Copy exactly, and only, the lines between the line holding "Recreate this image" and the line holding "(\lx,37) -- (\lx,1290);", inclusive; skip the pictures.

━━━━━ Information shown

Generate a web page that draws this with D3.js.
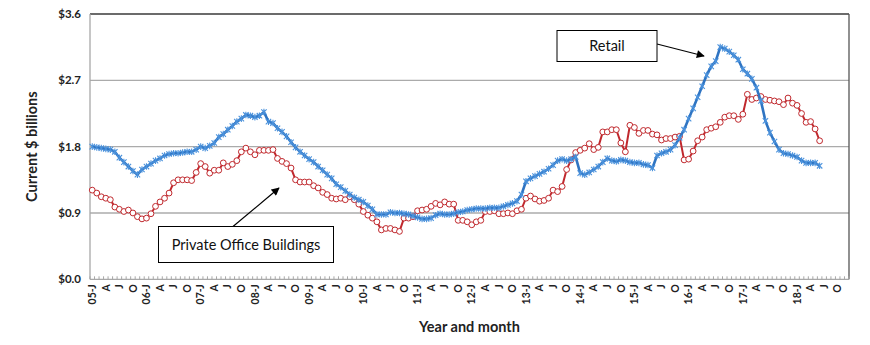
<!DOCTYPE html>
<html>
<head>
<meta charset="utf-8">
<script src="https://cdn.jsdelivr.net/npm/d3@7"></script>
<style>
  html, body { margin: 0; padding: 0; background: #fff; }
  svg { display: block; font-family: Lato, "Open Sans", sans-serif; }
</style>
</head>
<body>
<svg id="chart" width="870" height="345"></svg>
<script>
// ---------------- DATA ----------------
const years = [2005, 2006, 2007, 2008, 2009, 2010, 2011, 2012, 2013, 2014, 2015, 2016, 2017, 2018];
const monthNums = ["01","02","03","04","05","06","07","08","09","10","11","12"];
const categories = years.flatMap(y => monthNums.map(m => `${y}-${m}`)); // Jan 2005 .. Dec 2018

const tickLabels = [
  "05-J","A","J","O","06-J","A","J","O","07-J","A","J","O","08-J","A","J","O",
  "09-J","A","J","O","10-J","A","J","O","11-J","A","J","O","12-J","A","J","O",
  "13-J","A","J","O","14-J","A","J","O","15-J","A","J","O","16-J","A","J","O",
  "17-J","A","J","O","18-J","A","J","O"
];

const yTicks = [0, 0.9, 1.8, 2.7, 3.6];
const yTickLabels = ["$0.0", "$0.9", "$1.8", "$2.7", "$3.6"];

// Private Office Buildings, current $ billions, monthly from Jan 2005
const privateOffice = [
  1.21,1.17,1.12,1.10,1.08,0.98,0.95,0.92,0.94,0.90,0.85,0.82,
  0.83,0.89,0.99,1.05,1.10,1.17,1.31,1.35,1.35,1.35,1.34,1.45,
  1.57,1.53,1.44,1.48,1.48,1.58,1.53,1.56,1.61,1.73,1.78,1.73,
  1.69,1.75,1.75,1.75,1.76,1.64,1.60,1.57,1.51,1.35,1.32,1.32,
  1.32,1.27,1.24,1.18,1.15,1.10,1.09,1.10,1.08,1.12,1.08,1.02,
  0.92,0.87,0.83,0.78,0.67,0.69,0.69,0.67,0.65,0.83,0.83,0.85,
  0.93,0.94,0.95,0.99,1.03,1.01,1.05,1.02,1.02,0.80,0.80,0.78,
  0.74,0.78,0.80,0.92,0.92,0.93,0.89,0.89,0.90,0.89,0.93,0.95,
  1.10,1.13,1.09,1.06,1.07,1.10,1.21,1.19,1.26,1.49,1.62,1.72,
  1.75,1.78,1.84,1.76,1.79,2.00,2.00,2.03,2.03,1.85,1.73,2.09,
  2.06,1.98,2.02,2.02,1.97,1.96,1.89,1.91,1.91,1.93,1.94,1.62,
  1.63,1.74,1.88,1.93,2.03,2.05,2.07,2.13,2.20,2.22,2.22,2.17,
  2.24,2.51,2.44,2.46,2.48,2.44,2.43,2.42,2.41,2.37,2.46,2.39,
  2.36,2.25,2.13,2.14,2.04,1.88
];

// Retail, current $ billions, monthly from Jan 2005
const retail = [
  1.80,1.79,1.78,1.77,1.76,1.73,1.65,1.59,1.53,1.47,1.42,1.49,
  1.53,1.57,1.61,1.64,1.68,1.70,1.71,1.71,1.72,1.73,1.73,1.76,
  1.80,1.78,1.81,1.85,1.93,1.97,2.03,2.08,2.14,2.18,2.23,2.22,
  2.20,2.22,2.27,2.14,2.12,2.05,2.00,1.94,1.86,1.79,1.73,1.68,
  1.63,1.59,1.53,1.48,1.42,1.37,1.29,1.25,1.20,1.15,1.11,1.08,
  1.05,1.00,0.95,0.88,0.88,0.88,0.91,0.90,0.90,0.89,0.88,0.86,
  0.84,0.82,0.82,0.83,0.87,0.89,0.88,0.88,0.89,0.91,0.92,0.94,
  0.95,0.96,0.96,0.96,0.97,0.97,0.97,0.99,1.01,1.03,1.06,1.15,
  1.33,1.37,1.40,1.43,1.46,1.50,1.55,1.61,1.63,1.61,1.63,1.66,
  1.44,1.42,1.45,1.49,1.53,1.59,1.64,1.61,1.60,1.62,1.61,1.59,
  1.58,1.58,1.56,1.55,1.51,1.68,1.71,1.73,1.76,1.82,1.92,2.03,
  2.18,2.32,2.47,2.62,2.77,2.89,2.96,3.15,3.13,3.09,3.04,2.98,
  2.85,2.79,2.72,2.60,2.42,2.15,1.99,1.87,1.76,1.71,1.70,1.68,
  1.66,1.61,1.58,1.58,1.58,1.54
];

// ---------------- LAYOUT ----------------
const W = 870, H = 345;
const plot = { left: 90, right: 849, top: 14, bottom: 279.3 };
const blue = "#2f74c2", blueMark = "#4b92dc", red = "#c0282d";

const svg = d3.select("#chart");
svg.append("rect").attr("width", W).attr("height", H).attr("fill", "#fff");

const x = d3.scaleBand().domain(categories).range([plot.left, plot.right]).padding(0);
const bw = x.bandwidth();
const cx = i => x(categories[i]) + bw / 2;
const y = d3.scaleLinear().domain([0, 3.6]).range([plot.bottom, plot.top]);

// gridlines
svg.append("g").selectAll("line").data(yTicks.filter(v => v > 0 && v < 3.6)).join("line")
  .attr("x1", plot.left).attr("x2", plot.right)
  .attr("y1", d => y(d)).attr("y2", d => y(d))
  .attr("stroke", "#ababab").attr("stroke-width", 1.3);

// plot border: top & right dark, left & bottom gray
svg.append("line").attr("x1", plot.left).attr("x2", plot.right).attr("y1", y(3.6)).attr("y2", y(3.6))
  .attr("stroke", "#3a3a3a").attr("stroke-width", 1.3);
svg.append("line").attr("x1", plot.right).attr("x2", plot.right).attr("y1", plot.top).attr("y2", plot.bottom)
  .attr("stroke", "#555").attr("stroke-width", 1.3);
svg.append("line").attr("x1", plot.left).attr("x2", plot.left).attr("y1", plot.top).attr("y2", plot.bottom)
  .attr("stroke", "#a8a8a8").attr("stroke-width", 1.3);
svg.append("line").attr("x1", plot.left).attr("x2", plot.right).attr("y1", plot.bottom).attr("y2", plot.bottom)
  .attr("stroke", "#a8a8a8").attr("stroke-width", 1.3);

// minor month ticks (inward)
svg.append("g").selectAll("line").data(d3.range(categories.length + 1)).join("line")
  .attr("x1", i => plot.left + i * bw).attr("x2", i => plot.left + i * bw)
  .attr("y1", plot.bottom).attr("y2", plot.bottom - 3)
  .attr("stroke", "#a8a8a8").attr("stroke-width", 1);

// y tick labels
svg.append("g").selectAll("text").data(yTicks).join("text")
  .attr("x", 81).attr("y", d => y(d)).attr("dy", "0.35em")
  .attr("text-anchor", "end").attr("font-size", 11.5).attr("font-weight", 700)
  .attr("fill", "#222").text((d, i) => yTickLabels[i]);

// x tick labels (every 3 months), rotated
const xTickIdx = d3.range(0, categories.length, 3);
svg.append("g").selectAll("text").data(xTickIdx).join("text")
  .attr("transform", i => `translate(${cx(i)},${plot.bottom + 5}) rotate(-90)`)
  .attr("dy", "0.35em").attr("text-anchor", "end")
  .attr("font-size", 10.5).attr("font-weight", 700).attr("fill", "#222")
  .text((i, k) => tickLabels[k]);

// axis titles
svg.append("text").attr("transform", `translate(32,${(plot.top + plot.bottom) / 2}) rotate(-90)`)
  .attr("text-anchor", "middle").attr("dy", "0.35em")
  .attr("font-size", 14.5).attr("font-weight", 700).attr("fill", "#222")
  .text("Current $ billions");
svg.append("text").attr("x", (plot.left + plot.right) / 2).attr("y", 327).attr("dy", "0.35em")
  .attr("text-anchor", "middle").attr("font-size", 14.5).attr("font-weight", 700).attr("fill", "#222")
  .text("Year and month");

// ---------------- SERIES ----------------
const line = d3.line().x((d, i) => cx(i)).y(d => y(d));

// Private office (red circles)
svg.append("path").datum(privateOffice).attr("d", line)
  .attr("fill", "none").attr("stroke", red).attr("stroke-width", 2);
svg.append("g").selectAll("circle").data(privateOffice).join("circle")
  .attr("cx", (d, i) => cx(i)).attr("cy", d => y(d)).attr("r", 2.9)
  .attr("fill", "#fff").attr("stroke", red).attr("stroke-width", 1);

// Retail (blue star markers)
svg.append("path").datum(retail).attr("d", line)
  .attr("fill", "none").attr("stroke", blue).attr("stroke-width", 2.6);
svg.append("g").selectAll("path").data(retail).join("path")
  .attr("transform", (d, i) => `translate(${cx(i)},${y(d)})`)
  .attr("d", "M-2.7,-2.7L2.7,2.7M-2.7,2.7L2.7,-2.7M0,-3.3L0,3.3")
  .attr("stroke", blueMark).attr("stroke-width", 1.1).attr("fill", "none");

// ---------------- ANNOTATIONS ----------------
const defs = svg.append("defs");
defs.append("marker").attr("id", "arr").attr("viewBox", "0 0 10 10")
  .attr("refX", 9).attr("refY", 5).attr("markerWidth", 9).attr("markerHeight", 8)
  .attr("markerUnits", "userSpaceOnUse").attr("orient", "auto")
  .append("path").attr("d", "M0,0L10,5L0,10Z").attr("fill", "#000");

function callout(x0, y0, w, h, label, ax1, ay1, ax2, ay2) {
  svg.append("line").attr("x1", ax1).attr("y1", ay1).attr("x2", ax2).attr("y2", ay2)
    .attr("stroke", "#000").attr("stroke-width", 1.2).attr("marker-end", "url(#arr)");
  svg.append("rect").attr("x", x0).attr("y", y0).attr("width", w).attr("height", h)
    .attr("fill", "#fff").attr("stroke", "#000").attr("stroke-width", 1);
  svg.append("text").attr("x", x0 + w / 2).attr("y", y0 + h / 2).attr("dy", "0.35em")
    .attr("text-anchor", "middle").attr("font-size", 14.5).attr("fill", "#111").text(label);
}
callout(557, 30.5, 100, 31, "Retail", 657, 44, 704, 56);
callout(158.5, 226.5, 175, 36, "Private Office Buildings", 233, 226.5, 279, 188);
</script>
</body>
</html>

━━━━━━━━━━
━━━━━ Information shown

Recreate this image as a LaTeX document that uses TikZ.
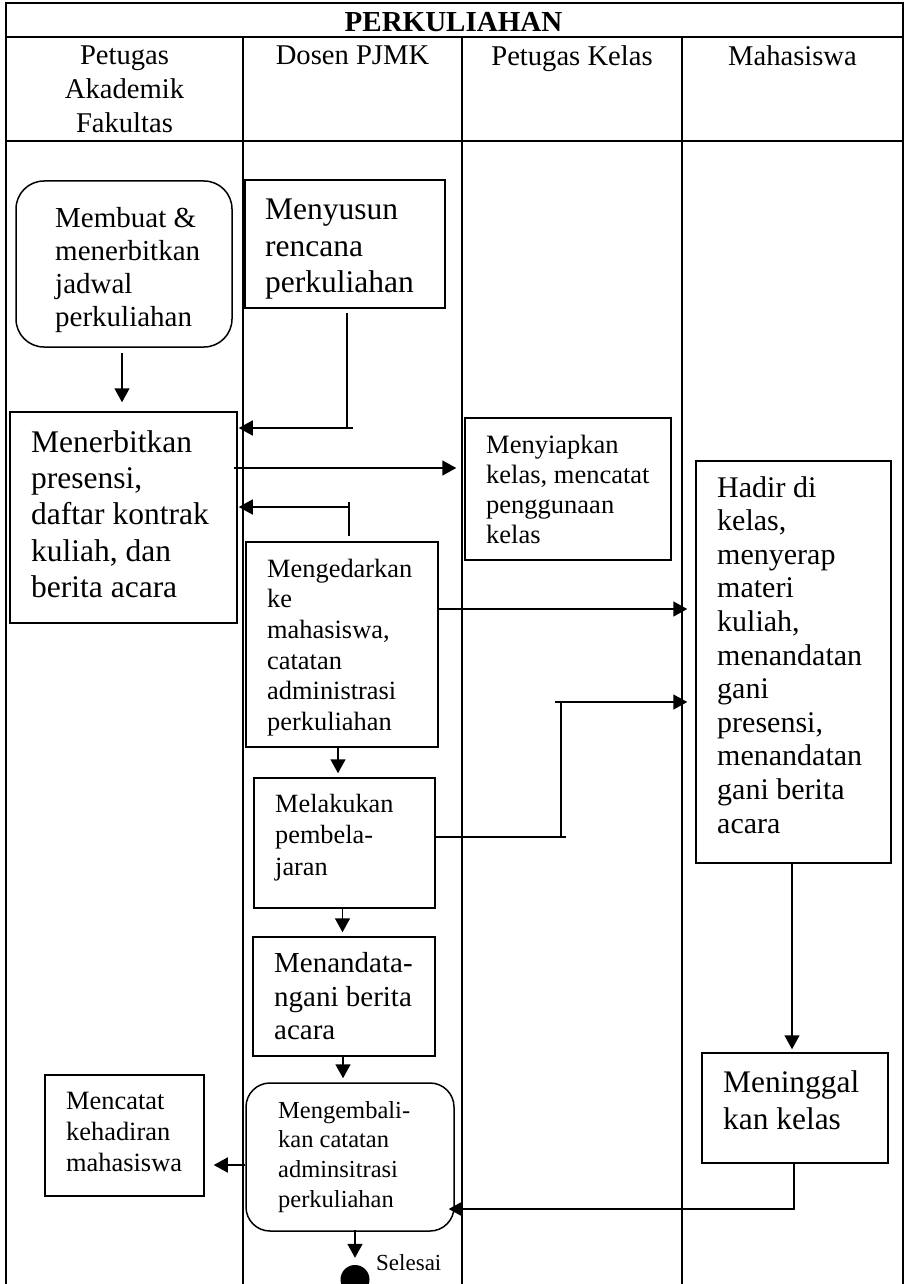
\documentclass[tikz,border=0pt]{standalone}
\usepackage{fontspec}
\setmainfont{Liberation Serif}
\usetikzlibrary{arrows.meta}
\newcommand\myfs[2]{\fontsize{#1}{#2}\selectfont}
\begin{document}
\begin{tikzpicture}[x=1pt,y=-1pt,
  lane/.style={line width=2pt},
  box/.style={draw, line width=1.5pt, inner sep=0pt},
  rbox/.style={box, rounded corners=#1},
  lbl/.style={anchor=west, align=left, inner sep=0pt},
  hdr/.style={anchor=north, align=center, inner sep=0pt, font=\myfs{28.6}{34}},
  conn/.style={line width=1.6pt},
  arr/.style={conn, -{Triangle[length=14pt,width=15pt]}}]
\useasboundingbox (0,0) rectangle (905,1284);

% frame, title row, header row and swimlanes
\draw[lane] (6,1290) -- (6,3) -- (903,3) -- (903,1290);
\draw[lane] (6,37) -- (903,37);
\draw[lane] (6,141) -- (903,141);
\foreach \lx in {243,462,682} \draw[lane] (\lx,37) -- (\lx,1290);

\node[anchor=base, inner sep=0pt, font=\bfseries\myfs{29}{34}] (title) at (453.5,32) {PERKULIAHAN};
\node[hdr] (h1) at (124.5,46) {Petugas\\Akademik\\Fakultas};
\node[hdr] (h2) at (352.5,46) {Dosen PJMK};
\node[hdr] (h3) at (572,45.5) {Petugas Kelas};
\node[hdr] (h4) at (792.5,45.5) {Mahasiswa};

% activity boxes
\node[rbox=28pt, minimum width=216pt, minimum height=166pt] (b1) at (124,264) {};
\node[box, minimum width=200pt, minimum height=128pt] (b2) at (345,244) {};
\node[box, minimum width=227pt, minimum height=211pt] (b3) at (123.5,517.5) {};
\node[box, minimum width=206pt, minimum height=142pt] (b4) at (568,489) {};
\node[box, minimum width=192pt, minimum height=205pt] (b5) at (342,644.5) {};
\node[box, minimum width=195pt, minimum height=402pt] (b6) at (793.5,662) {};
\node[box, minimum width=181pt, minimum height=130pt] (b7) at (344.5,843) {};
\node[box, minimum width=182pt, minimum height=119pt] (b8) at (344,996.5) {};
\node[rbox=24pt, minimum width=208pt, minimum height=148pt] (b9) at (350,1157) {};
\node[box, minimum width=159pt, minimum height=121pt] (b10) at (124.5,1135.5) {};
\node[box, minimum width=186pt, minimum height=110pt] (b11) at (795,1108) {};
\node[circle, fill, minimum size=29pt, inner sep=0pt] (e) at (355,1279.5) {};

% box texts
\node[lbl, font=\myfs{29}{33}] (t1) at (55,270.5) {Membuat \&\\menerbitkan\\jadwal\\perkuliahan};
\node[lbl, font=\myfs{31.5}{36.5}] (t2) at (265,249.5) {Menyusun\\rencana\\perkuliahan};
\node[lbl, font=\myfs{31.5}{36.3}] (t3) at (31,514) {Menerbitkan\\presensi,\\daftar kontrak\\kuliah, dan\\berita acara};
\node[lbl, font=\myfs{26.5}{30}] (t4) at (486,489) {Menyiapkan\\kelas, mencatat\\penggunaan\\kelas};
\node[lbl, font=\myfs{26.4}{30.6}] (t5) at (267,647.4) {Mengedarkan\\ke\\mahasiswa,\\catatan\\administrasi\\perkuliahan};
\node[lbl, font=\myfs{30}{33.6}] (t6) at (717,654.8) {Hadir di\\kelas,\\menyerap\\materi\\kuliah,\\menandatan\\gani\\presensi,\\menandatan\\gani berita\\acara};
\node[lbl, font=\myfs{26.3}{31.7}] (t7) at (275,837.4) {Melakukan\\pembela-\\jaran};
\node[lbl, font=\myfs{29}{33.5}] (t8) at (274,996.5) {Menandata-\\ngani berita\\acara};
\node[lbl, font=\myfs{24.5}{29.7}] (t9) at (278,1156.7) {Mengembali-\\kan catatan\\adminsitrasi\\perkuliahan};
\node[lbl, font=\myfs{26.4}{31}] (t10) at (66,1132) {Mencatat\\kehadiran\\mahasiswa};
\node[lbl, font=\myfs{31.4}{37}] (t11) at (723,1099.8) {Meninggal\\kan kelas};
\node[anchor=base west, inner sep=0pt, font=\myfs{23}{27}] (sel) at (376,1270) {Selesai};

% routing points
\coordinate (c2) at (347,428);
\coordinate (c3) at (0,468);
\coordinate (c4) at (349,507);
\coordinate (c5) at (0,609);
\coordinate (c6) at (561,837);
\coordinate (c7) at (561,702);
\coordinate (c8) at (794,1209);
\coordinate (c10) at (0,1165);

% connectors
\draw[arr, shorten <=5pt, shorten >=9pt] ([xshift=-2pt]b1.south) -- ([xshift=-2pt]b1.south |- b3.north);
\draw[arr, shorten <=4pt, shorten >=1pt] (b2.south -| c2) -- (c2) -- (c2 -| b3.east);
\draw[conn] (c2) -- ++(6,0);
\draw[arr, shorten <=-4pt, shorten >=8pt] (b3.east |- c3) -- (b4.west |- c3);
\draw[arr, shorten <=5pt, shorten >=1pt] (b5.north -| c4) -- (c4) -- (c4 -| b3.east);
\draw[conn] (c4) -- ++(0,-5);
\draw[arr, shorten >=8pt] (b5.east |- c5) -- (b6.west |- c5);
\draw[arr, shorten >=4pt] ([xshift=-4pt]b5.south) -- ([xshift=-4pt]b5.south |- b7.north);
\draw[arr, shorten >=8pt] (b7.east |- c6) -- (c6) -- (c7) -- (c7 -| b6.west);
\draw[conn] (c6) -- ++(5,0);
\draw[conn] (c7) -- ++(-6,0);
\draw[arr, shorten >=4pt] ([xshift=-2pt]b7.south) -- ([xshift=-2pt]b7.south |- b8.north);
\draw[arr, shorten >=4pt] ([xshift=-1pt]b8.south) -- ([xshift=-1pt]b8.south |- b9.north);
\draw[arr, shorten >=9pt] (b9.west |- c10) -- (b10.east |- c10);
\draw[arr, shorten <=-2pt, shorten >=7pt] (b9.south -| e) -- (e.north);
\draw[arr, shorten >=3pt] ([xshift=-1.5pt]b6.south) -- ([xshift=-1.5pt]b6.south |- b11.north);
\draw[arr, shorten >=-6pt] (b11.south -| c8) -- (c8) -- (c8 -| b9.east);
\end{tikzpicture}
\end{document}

━━━━━━━━━━

* Exercise output *
Recreate this image as a LaTeX document that uses TikZ.
\documentclass[tikz,border=0pt]{standalone}
\usepackage{fontspec}
\setmainfont{Liberation Serif}
\usetikzlibrary{arrows.meta}
\newcommand\myfs[2]{\fontsize{#1}{#2}\selectfont}
\begin{document}
\begin{tikzpicture}[x=1pt,y=-1pt,
  lane/.style={line width=2pt},
  box/.style={draw, line width=1.5pt, inner sep=0pt},
  rbox/.style={box, rounded corners=#1},
  lbl/.style={anchor=west, align=left, inner sep=0pt},
  hdr/.style={anchor=north, align=center, inner sep=0pt, font=\myfs{28.6}{34}},
  conn/.style={line width=1.6pt},
  arr/.style={conn, -{Triangle[length=14pt,width=15pt]}}]
\useasboundingbox (0,0) rectangle (905,1284);

% frame, title row, header row and swimlanes
\draw[lane] (6,1290) -- (6,3) -- (903,3) -- (903,1290);
\draw[lane] (6,37) -- (903,37);
\draw[lane] (6,141) -- (903,141);
\foreach \lx in {243,462,682} \draw[lane] (\lx,37) -- (\lx,1290);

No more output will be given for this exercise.